Lovers Electric waren bereits im Vorprogramm von O.M.D. als auch von Hurts zu sehen. Zwei Bands, in deren Umfeld sich die beiden Australier sicherlich wohlgefühlt haben. Musikalisch gesehen trennen sie keine Welten. Allesamt sind sie in den Achtzigern hängengeblieben oder, da noch zu jung, haben sich auf die Achtziger zurückbesonnen. Eine weitere Gemeinsamkeit: Alle drei Bands bestehen zur Hauptsache aus zwei Protagonisten. Andy McCluskey und Paul Humphreys sind die beiden Köpfe hinter Orchestral Manoeuvres In The Dark, Theo Hutchcraft und Adam Anderson ziehen bei Hurts die Strippen und Lovers Electric, das sind Eden Boucher und David Turley – mit dem feinen Unterschied, dass Boucher und Turley als einzige den gemeinsamen Bund der Ehe geschlossen haben.

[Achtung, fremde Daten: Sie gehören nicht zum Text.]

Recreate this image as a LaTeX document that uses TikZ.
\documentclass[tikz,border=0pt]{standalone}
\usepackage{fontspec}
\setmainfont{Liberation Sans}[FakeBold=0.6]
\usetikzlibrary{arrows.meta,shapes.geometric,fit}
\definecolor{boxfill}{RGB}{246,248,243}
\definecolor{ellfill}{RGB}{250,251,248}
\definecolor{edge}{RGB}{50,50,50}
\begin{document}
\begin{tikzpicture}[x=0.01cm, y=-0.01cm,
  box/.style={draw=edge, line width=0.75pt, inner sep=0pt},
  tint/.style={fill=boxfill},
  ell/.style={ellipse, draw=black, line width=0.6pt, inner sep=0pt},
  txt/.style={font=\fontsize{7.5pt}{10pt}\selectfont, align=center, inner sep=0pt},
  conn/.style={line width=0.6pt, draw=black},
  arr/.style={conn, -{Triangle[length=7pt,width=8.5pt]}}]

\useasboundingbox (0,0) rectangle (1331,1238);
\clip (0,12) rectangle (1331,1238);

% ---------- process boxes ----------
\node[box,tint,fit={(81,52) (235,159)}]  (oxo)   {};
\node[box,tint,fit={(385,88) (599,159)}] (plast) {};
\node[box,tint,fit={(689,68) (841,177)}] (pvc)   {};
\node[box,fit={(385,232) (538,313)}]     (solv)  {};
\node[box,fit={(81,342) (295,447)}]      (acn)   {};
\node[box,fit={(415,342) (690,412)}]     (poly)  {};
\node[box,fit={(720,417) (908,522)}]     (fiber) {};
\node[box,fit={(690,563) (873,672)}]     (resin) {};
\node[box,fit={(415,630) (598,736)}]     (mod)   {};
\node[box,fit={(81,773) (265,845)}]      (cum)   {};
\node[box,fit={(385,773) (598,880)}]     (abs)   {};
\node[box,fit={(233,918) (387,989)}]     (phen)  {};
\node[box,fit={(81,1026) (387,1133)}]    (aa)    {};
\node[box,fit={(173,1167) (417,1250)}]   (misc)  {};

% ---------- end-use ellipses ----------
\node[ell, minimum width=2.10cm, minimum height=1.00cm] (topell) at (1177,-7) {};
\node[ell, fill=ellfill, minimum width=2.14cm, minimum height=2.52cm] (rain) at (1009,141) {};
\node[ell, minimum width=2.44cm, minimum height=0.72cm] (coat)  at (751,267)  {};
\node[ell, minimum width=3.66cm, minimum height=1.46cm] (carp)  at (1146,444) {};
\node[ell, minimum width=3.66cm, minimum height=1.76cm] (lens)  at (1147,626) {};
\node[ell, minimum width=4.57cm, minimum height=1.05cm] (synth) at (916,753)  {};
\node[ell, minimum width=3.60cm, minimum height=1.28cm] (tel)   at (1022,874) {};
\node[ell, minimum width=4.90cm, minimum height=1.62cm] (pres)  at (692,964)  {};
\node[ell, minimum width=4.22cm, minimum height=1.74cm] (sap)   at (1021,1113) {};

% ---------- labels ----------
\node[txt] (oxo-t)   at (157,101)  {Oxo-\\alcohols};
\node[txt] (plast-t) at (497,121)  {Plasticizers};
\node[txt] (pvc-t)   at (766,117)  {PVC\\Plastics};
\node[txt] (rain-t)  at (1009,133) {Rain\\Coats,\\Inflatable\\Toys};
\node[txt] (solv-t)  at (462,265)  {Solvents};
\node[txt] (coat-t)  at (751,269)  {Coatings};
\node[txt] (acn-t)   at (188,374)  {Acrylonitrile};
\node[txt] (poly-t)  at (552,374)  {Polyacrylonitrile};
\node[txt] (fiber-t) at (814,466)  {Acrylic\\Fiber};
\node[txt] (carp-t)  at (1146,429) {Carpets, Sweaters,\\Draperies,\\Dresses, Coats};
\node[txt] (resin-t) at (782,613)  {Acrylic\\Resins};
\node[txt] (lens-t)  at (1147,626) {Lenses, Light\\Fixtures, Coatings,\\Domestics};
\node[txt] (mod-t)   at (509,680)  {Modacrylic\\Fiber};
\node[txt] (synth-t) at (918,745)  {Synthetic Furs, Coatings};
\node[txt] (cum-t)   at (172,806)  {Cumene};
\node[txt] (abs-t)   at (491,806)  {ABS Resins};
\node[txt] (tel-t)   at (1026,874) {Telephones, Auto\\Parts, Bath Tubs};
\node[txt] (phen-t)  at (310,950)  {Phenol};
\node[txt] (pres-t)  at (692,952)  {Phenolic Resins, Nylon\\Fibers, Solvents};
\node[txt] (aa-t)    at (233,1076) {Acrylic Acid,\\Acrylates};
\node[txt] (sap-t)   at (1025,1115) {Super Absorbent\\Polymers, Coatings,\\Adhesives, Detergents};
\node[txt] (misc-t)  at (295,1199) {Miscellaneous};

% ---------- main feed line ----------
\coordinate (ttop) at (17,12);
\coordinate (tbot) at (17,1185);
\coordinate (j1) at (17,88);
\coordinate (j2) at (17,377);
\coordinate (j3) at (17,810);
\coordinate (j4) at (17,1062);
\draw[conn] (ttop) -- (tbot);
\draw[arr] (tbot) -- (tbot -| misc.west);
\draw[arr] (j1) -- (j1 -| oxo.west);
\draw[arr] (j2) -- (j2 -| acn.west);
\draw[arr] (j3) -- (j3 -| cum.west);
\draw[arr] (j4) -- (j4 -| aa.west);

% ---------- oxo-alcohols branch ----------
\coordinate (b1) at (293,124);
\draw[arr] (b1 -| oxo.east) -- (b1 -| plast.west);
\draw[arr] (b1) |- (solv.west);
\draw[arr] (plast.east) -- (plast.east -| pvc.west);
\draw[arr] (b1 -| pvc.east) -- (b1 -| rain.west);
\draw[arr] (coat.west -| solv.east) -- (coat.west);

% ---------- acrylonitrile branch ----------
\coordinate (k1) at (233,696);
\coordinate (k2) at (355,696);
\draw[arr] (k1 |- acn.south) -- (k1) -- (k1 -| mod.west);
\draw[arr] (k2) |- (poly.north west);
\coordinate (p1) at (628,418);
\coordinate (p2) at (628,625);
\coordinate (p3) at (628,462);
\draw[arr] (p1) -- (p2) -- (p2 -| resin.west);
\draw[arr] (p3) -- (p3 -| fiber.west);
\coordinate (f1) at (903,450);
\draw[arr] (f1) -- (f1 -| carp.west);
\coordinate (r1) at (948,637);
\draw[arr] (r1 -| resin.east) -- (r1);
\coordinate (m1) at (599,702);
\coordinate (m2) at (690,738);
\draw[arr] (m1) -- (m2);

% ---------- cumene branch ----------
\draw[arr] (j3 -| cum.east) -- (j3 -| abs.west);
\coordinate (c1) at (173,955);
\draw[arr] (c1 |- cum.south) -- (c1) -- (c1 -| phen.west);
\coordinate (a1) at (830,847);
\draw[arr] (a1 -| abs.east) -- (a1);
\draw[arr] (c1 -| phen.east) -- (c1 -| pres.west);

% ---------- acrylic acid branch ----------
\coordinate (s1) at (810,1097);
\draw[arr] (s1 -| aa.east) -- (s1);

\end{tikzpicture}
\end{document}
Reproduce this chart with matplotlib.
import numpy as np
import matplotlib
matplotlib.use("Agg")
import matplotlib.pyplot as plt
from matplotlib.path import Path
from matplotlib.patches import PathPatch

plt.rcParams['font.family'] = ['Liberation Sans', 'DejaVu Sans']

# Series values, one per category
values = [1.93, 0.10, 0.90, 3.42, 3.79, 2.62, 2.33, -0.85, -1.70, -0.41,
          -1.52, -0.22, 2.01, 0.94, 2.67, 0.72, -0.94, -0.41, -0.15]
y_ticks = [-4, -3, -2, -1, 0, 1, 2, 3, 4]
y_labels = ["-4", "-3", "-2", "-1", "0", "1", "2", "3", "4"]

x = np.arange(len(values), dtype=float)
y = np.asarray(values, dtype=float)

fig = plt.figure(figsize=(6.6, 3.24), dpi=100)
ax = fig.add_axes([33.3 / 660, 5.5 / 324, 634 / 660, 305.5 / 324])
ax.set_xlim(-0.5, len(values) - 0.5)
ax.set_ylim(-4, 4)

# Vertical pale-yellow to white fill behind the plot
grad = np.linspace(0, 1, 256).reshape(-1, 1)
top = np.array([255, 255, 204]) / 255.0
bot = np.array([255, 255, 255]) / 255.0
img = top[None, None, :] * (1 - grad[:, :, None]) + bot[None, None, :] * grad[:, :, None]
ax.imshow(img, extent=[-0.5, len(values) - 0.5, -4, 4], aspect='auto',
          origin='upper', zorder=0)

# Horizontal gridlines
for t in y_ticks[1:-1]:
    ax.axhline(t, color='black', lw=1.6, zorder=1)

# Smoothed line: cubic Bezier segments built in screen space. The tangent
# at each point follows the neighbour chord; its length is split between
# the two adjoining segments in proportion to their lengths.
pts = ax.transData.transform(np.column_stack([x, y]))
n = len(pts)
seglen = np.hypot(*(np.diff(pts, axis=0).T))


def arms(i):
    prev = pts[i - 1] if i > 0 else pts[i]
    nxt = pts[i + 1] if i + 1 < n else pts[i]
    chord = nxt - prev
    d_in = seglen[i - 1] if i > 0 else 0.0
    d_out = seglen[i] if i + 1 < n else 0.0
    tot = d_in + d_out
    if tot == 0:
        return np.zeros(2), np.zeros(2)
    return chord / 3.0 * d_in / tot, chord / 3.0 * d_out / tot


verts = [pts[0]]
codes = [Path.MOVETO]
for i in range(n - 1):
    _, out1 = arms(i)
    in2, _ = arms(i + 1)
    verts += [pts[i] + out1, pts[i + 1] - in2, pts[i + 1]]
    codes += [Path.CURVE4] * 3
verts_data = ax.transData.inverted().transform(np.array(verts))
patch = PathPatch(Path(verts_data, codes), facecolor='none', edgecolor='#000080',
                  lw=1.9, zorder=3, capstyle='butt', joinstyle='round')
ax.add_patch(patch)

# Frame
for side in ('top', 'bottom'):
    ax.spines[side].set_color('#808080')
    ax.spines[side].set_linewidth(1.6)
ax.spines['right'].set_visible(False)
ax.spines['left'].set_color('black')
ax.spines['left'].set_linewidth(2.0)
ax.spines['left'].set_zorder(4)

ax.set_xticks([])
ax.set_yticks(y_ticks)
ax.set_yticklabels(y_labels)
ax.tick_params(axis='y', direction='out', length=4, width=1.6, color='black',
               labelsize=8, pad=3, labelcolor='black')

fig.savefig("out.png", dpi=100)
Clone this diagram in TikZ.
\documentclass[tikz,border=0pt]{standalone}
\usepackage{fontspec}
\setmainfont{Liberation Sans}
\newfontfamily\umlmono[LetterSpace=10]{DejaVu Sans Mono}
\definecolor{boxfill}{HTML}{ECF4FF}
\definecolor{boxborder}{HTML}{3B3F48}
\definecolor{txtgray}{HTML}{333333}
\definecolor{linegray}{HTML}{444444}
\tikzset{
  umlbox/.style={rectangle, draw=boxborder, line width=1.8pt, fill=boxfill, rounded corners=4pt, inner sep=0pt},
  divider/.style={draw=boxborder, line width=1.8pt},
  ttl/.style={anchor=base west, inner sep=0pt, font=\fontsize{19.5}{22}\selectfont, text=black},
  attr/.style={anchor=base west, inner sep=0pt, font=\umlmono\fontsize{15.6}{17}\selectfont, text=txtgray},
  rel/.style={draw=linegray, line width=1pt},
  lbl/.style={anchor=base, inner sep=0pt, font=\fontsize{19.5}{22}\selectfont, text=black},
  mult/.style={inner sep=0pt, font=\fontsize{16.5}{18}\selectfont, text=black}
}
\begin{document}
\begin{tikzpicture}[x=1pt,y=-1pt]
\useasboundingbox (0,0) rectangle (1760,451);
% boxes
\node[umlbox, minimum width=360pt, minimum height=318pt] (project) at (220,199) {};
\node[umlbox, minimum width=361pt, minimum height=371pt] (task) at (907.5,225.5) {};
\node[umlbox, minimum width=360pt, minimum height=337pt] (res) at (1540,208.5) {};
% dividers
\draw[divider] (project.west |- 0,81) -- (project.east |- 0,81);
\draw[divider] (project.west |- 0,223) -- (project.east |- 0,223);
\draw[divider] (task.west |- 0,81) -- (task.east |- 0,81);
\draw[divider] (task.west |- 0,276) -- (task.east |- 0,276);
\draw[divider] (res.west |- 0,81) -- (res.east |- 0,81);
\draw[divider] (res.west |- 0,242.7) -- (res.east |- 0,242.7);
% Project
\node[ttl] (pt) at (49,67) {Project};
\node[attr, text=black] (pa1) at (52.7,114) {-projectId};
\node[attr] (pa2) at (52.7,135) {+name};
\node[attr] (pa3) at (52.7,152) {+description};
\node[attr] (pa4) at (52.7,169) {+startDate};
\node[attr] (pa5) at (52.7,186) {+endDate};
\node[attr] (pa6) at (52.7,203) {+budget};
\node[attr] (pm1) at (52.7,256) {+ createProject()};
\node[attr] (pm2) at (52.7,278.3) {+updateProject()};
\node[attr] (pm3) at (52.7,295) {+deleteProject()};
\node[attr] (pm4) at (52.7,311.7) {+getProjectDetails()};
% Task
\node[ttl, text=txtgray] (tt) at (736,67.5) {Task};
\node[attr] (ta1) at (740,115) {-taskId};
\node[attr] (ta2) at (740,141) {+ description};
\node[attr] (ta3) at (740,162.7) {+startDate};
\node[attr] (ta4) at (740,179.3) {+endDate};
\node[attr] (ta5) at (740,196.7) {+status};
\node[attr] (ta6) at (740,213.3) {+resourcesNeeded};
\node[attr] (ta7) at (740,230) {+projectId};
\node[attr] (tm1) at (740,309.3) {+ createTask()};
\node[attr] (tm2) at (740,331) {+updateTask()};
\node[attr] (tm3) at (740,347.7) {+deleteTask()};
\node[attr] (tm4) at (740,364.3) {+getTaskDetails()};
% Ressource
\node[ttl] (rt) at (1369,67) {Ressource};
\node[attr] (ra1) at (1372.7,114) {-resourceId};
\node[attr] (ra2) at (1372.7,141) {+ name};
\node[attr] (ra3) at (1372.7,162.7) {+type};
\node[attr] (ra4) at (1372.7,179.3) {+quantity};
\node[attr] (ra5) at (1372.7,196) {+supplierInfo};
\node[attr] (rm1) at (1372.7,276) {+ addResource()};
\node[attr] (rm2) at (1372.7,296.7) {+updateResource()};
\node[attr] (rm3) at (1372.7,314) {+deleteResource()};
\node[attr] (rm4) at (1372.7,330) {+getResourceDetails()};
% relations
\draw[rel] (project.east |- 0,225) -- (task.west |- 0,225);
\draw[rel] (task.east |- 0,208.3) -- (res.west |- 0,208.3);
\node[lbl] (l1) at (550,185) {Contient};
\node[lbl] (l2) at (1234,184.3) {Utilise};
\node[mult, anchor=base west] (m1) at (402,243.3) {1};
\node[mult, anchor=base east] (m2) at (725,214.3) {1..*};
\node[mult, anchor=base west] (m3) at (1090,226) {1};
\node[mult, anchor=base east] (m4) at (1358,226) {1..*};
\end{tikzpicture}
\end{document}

Boucher sagt, dass Cindy Lauper einen sehr großen Einfluss auf sie hatte: „So wie wahrscheinlich jede starke Frau, die sich künstlerisch betätigt. Ich mag starke Frauen, die nicht so tun müssen, als wenn sie jemand anderes wären oder die bei jedem gesungenen Ton darauf achten, ob sie dabei auch toll aussehen.“ Lauper ist auf dem Debütalbum „Impossible Dreams“ weit weniger präsent wie ihre Landsfrau Kylie Minogue, die man in „Hearts Jaded“ in ihrer Stimme heraushören kann.
Lovers Electric klingen trotz des immensen Achtziger-Einflusses nicht plastisch. Die Lieder sind lebendig und abwechslungsreich. Boucher und Turley gehen mit viel Selbstbewusstsein zu Werke. Wen wundert das, wenn sie mit 15 Jahren Australien in Richtung Großbritannien verlassen hatte, um mit ihren Schwestern Theater zu spielen. Danach, immer noch nicht volljährig, gründete sie ein Modelabel, deren Kleider sie heute noch zur Schau trägt.
Turley wiederum hatte mit 16 seine erste Band, tourte mit der über die britische Insel und lernte dabei seine heutige Ehefrau kennen. Lovers Electric ist die Geschichte zweier Frühreifer, die ihr Leben schnell in die eigene Hand genommen haben. Sie haben klare Vorstellungen, was sie wollen, und entgegen manch anderer sogenannter Electropop-Sensationen der vergangenen Jahre, offenbaren ihre Kompositionen ein beachtliches Hit-Potenzial. Die Melodien sind eingängig, ohne kitschig und pseudo-nostalgisch zu sein. Man sollte keinesfalls den Fehler begehen, dieses Album fix durchzuhören und abzuhaken. Erst beim zweiten oder dritten Durchlauf werden all seine Geheimnisse, wird all seine Schönheit erkennbar. Und am Ende beglückt einen immer wieder die Ballade „Keep The Fire Burning“.